My prayer for us is the curiosity to go within and connect with the refuge we are seeking outside of ourselves today.
Be Within Bumbling!
So much of how we see value comes from rightness. Rightness means importance and success. It is only okay to rely on something if it correct. It is only important if it has been proven to be right. It deserves attention because it is right. Within this focus on rightness and success, there is no room for the process. If we do not travel the road to get to what is right bumbling our way there, will we ever get to what is right? Does it only count or only have value when we have reached the destination? What if in the course of our bumbling and getting it wrong we turn a corner which gets us to what is right? What if in the bumbling we begin to ask questions we would not have asked if we knew the right way to get there in the first place? I get it. We like the win. We want the pretty trail with the flowers, but even the flowers grow out of the messy mud. As Thich Nhat Hanh, the Buddhist teacher says, “No Mud, No Lotus.” I say, no bumbling no success. We look to those who have achieved what we deem are right and good things and situations and presume it was some sort of smooth path.

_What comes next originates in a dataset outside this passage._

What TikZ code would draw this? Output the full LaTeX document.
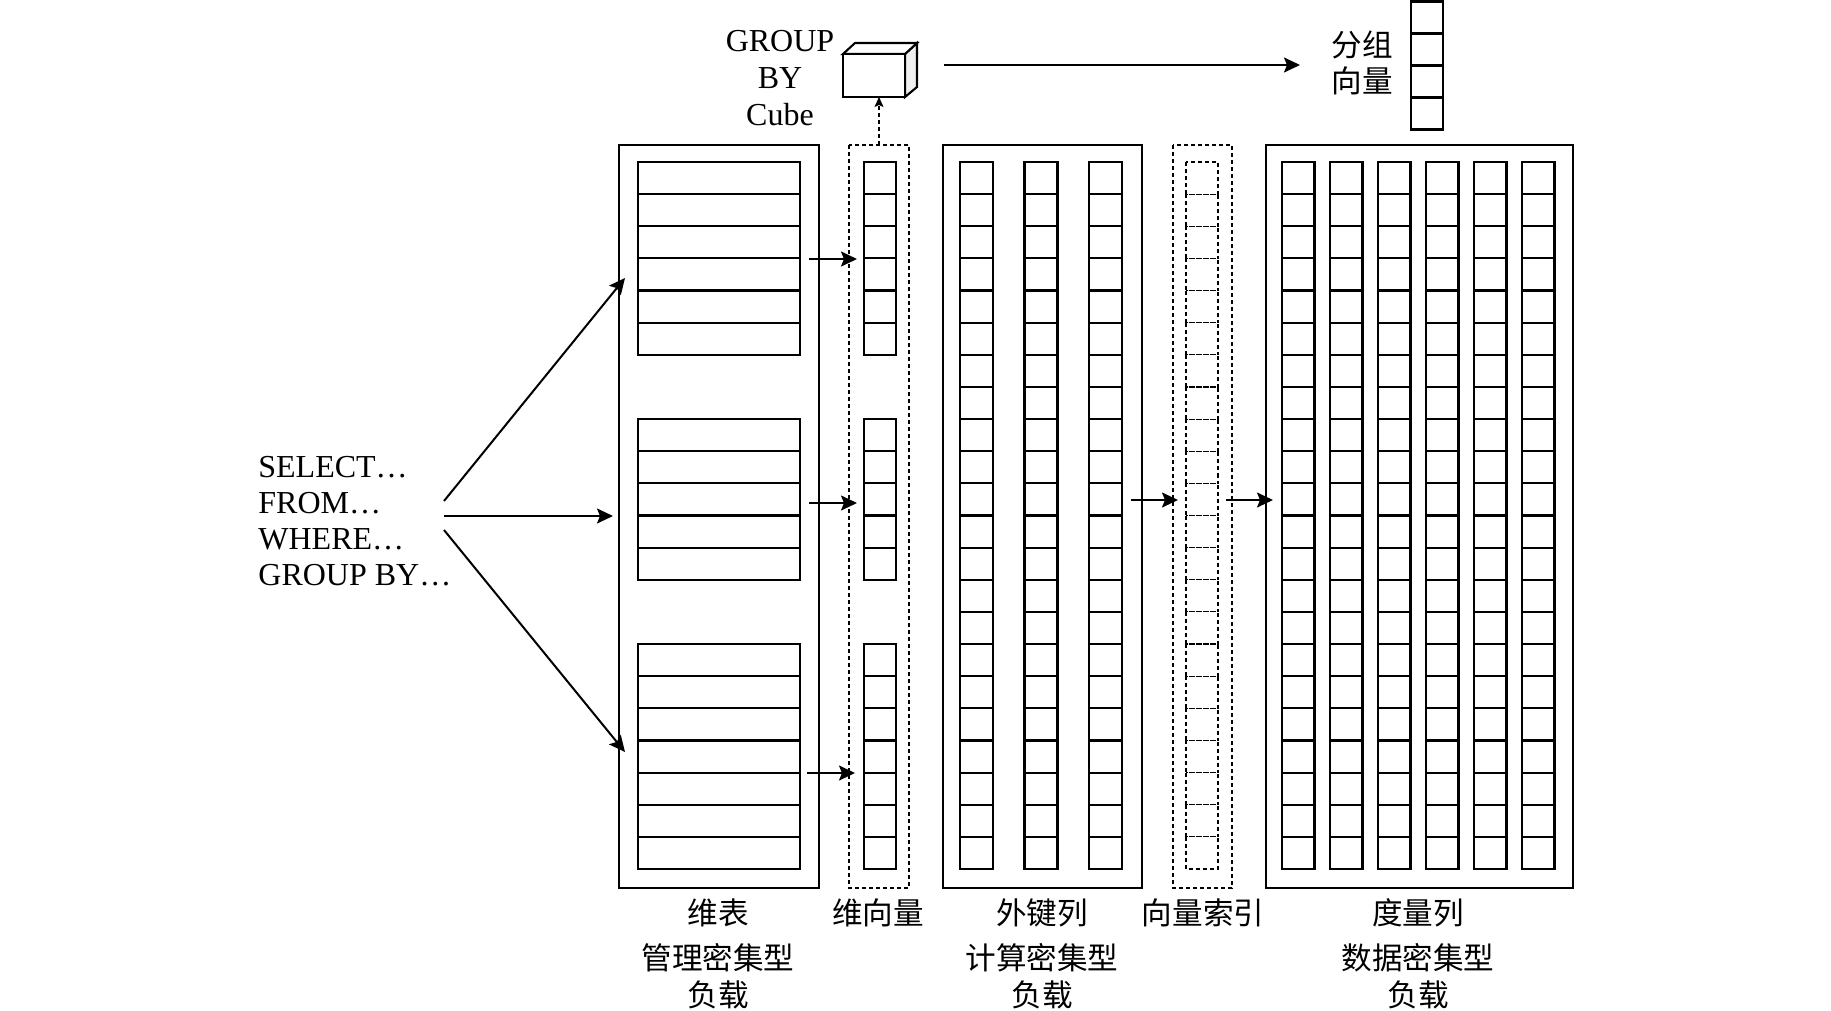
\documentclass[tikz,border=0pt]{standalone}
\usepackage{fontspec}
\setmainfont{Liberation Serif}
\newfontfamily\cjk{Noto Sans CJK SC}
\usetikzlibrary{arrows.meta}
\begin{document}
\begin{tikzpicture}[x=0.5pt,y=-0.5pt,
  box/.style={line width=1.05pt},
  dbox/.style={line width=0.55pt, dash pattern=on 2pt off 1.5pt},
  arr/.style={line width=1pt, -{Stealth[length=8pt,width=7.5pt,inset=1.5pt]}},
  darr/.style={line width=0.55pt, dash pattern=on 2pt off 1.5pt, -{Stealth[length=5pt,width=4.5pt,inset=1pt]}},
  lat/.style={font=\fontsize{16}{18}\selectfont, inner sep=0pt},
  zh/.style={font=\cjk\fontsize{15.3}{18.5}\selectfont, inner sep=0pt, align=center}
]
\useasboundingbox (0,0) rectangle (1831,1011);
\def\r{32.136}
% ---------- dimension tables ----------
\draw[box] (619,145) rectangle (819,888);
\foreach \k in {0,1,2,3,4,5,8,9,10,11,12,15,16,17,18,19,20,21}
  \draw[box] (638,{162+\k*\r}) rectangle (800,{162+(\k+1)*\r});
% ---------- dimension vectors ----------
\draw[dbox] (849,145) rectangle (909,888);
\foreach \k in {0,1,2,3,4,5,8,9,10,11,12,15,16,17,18,19,20,21}
  \draw[box] (864,{162+\k*\r}) rectangle (896,{162+(\k+1)*\r});
% ---------- foreign key columns ----------
\draw[box] (943,145) rectangle (1142,888);
\foreach \c in {960,1024.5,1089}
  \foreach \k in {0,...,21}
    \draw[box] (\c,{162+\k*\r}) rectangle ({\c+33},{162+(\k+1)*\r});
% ---------- vector index ----------
\draw[dbox] (1173,145) rectangle (1232,888);
\foreach \k in {0,...,21}
  \draw[dbox] (1186,{162+\k*\r}) rectangle (1218,{162+(\k+1)*\r});
% ---------- measure columns ----------
\draw[box] (1266,145) rectangle (1573,888);
\foreach \c in {0,...,5}
  \foreach \k in {0,...,21}
    \draw[box] ({1282+48*\c},{162+\k*\r}) rectangle ({1282+48*\c+32.5},{162+(\k+1)*\r});
% ---------- grouping vector ----------
\foreach \k in {0,...,3}
  \draw[box] (1411,{1.5+\k*32}) rectangle (1443,{1.5+(\k+1)*32});
% ---------- cube ----------
\draw[box, fill=gray!12] (905,54) -- (917,43) -- (917,87) -- (905,97) -- cycle;
\draw[box, fill=white] (843,54) -- (855,43) -- (917,43) -- (905,54) -- cycle;
\draw[box, fill=white] (843,54) rectangle (905,97);
% ---------- coordinates ----------
\coordinate (sqlT) at (444,501);
\coordinate (sqlM) at (444,516);
\coordinate (sqlB) at (444,530);
\coordinate (dimT) at (625,278);
\coordinate (dimM) at (613,516);
\coordinate (dimB) at (625,752);
\coordinate (t1) at (809,259);  \coordinate (v1) at (857,259);
\coordinate (t2) at (809,503);  \coordinate (v2) at (857,503);
\coordinate (t3) at (807,773);  \coordinate (v3) at (855,773);
\coordinate (vtop) at (879,145);
\coordinate (cubeB) at (879,97);
\coordinate (cubeR) at (944,65);
\coordinate (gvL) at (1300,65);
\coordinate (fkR) at (1131,500);
\coordinate (ixL) at (1178,500);
\coordinate (ixR) at (1226,500);
\coordinate (mcL) at (1273,500);
% ---------- connectors ----------
\draw[arr] (sqlT) -- (dimT);
\draw[arr] (sqlM) -- (dimM);
\draw[arr] (sqlB) -- (dimB);
\draw[arr] (t1) -- (v1);
\draw[arr] (t2) -- (v2);
\draw[arr] (t3) -- (v3);
\draw[darr] (vtop) -- (cubeB);
\draw[arr] (cubeR) -- (gvL);
\draw[arr] (fkR) -- (ixL);
\draw[arr] (ixR) -- (mcL);
% ---------- texts ----------
\node[lat, align=left, anchor=west] (sql) at (258,521.5) {SELECT…\\FROM…\\WHERE…\\GROUP BY…};
\node[lat, align=center, font=\fontsize{16}{18.5}\selectfont] (gbc) at (780,78.5) {GROUP\\BY\\Cube};
\node[zh, font=\cjk\fontsize{15.3}{18}\selectfont] (gvl) at (1362,62.5) {分组\\向量};
\node[zh] (n1) at (718,913) {维表};
\node[zh] (n2) at (878,913) {维向量};
\node[zh] (n3) at (1042,913) {外键列};
\node[zh] (n4) at (1203,913) {向量索引};
\node[zh] (n5) at (1418,913) {度量列};
\node[zh] (w1) at (718,976.5) {管理密集型\\负载};
\node[zh] (w3) at (1042,976.5) {计算密集型\\负载};
\node[zh] (w5) at (1418,976.5) {数据密集型\\负载};
\end{tikzpicture}
\end{document}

Yet if you look closer you would most likely, if people are honest, see lots of bumbling. Some people can’t even articulate how they got to where they are. In their eyes, they bumbled so much they are surprised they landed anywhere with substance. I used to think there was something wrong with me if I didn’t have the right answer. It is what they taught us in school, isn’t it? It only counts if we have the right answer. How many wrong answers does it take to get the right answer? Maybe if we allowed more bumbling we would appreciate the success or the rightness much more because we value what it took to get to it. Not to mention we would not have to get stopped in fear of wrongness on our path because we are so busy condemning ourselves for not having figured it out sooner. Bumbling allows for breath, for pause, for reality, and for a compassionate heart. When we can allow ourselves some bumbling on our path we can see it in others and recognize our kinship with them instead of seeing them as wrong.